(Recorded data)
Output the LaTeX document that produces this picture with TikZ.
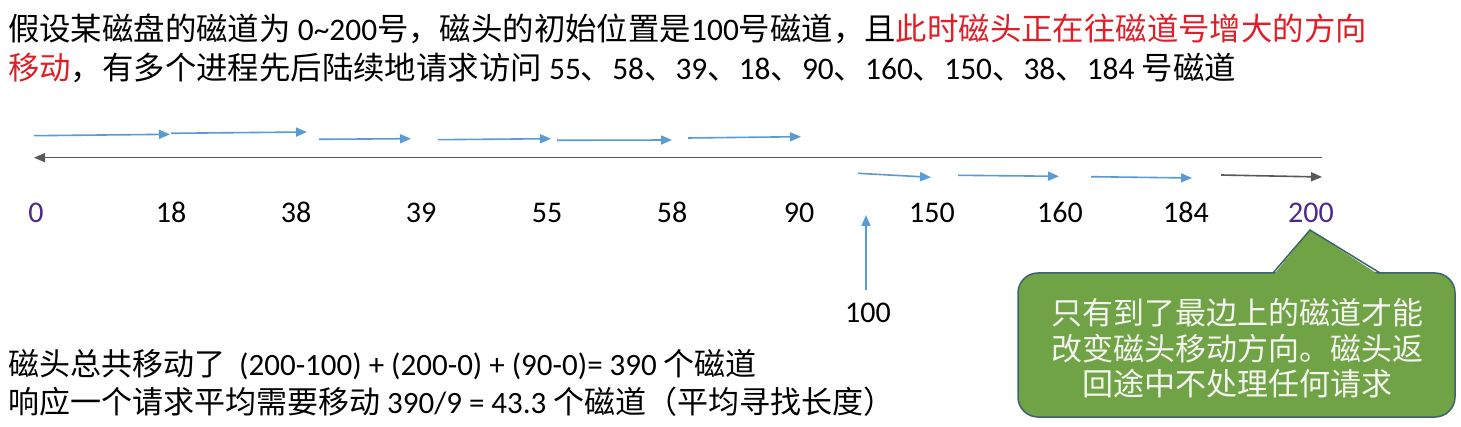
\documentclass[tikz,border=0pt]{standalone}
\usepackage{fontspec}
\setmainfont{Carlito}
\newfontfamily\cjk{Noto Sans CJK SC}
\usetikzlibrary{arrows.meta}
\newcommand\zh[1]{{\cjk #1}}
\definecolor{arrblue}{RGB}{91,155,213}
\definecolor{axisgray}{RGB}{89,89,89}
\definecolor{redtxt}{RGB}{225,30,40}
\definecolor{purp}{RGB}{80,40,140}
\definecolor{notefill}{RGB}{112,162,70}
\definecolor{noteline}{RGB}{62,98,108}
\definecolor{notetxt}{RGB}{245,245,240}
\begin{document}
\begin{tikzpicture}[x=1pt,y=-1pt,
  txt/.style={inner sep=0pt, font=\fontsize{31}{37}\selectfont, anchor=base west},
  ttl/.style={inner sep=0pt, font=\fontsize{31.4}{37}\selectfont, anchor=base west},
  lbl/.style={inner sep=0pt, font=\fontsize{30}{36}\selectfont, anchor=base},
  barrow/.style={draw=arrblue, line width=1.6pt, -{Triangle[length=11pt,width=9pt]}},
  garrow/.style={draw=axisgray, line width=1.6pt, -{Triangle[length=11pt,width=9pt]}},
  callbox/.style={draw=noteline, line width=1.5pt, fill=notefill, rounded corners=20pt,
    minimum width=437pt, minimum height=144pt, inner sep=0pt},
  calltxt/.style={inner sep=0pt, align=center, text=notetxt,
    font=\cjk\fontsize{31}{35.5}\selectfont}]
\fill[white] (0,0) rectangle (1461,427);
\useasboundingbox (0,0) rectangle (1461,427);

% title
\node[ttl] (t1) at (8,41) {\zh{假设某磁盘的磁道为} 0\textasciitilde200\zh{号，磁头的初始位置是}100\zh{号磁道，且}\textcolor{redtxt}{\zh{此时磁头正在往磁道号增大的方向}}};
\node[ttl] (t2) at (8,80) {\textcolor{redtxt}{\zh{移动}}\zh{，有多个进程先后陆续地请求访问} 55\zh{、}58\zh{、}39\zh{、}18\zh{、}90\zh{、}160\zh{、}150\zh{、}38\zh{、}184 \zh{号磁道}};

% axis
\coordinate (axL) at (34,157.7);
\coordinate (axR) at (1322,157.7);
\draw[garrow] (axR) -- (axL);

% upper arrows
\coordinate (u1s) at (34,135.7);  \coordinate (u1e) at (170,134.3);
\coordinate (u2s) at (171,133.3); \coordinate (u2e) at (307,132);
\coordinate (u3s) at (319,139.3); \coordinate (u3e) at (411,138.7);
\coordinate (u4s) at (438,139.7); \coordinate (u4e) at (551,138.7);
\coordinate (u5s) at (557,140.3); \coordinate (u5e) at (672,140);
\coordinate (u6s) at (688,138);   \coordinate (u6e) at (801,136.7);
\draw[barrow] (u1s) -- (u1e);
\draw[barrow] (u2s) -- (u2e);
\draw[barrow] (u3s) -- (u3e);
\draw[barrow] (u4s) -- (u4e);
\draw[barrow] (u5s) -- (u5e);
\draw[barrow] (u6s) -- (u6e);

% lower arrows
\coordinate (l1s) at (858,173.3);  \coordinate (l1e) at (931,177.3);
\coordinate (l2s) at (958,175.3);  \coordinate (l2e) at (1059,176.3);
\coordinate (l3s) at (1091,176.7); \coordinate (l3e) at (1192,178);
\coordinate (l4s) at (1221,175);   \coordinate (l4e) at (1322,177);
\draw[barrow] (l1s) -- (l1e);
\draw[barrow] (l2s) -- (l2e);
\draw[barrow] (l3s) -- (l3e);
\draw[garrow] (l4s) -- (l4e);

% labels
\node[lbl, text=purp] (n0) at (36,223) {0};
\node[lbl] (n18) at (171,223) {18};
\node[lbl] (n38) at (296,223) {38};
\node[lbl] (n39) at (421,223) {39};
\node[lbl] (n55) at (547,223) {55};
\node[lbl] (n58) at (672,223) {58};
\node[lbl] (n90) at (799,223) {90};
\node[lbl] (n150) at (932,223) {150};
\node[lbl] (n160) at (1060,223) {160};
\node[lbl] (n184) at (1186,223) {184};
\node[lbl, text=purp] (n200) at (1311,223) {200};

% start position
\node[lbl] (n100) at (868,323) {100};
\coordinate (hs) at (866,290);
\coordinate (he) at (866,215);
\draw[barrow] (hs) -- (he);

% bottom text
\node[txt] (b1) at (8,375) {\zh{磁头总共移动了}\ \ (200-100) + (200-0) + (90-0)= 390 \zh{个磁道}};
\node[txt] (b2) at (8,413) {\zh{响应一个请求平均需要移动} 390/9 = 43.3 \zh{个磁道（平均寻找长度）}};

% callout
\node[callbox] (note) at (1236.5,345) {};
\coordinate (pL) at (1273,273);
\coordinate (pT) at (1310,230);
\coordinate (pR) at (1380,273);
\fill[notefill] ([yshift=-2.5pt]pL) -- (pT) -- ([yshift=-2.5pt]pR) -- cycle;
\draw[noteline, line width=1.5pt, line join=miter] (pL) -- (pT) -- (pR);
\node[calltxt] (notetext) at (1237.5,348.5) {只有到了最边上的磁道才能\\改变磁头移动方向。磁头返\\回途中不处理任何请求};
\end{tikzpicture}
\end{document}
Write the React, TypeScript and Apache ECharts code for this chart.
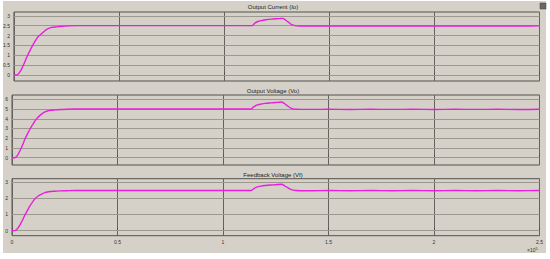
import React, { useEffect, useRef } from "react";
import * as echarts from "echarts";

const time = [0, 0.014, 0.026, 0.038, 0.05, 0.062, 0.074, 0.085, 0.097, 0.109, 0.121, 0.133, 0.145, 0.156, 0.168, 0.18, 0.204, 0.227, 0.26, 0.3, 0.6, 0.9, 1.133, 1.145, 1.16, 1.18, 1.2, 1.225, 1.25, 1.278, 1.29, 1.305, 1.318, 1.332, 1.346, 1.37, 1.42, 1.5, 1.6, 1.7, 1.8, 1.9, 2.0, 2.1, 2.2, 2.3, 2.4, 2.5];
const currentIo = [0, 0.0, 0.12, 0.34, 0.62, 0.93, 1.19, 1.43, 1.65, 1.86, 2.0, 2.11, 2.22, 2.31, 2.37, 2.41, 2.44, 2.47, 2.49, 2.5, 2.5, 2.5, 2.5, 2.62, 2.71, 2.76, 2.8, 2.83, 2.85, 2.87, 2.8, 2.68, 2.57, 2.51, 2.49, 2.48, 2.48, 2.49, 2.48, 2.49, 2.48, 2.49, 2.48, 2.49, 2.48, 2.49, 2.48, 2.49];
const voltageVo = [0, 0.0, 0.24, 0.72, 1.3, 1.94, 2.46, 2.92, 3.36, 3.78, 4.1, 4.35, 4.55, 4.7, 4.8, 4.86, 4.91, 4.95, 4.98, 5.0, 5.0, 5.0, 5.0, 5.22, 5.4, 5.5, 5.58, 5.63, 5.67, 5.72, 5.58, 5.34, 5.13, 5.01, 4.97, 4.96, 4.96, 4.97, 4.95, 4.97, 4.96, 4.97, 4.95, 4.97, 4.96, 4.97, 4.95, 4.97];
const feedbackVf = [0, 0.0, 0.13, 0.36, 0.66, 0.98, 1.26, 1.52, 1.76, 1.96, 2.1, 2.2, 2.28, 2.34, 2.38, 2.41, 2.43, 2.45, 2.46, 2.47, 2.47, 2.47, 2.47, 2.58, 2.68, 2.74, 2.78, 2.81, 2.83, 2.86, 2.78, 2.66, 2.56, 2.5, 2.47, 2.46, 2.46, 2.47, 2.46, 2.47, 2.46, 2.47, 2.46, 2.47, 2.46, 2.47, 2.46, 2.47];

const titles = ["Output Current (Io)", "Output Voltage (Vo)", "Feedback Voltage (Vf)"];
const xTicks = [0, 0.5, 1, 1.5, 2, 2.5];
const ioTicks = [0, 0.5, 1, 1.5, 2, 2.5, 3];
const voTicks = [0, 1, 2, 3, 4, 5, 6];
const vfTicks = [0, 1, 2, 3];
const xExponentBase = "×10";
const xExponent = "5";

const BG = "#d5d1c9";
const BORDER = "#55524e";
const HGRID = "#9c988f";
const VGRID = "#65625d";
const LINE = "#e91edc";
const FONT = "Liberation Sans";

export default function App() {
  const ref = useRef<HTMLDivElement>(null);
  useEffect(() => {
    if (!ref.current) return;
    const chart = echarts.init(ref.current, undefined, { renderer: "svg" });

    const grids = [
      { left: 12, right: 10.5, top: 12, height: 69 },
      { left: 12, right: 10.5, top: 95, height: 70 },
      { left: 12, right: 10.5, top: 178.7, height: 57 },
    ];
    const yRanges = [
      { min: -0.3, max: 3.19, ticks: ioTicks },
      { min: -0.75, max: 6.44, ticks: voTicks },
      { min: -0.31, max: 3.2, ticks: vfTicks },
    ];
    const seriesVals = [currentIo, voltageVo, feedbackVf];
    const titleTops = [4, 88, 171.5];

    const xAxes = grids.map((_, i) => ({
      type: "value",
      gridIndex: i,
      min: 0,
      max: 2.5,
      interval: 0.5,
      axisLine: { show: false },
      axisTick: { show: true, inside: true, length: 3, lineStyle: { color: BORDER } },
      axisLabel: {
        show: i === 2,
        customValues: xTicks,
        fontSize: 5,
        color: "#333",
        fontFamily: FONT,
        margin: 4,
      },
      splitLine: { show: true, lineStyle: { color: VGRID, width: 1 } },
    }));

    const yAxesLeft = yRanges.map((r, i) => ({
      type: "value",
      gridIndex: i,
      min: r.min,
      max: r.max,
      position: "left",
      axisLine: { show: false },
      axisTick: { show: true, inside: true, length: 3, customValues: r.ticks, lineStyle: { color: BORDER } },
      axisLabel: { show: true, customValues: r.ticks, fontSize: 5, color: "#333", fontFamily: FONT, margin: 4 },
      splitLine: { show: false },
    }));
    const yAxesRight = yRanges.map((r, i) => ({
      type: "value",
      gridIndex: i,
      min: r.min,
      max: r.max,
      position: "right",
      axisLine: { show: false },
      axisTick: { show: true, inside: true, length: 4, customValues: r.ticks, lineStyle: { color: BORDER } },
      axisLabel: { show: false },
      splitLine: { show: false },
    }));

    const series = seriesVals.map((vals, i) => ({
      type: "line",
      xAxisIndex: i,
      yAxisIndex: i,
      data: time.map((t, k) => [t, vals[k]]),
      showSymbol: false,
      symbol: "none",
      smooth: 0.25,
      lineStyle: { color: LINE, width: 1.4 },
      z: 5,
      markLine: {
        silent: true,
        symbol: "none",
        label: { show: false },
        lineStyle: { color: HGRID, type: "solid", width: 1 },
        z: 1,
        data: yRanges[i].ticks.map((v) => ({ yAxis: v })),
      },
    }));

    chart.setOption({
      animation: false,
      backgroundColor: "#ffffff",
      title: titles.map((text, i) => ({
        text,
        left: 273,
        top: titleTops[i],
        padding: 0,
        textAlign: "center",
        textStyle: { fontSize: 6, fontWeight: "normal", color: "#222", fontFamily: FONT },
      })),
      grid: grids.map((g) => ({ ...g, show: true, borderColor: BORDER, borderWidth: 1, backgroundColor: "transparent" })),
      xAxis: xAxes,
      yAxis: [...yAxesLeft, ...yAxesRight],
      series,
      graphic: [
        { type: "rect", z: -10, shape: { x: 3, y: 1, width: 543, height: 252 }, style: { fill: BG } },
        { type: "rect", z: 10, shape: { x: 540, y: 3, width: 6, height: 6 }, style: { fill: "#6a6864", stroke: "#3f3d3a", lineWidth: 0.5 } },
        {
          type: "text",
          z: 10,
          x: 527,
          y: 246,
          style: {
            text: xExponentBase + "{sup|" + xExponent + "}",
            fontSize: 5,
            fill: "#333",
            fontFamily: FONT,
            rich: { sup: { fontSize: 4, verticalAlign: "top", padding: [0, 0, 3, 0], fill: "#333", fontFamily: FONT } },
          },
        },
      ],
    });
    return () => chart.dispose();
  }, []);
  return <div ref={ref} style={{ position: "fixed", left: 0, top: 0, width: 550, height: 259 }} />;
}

* WORK TO BE COMPLETED
Examine the records and pull out every line where the string "Output" occurs.

* FINAL RESULT
Output the LaTeX document that produces this picture with TikZ.
const titles = ["Output Current (Io)", "Output Voltage (Vo)", "Feedback Voltage (Vf)"];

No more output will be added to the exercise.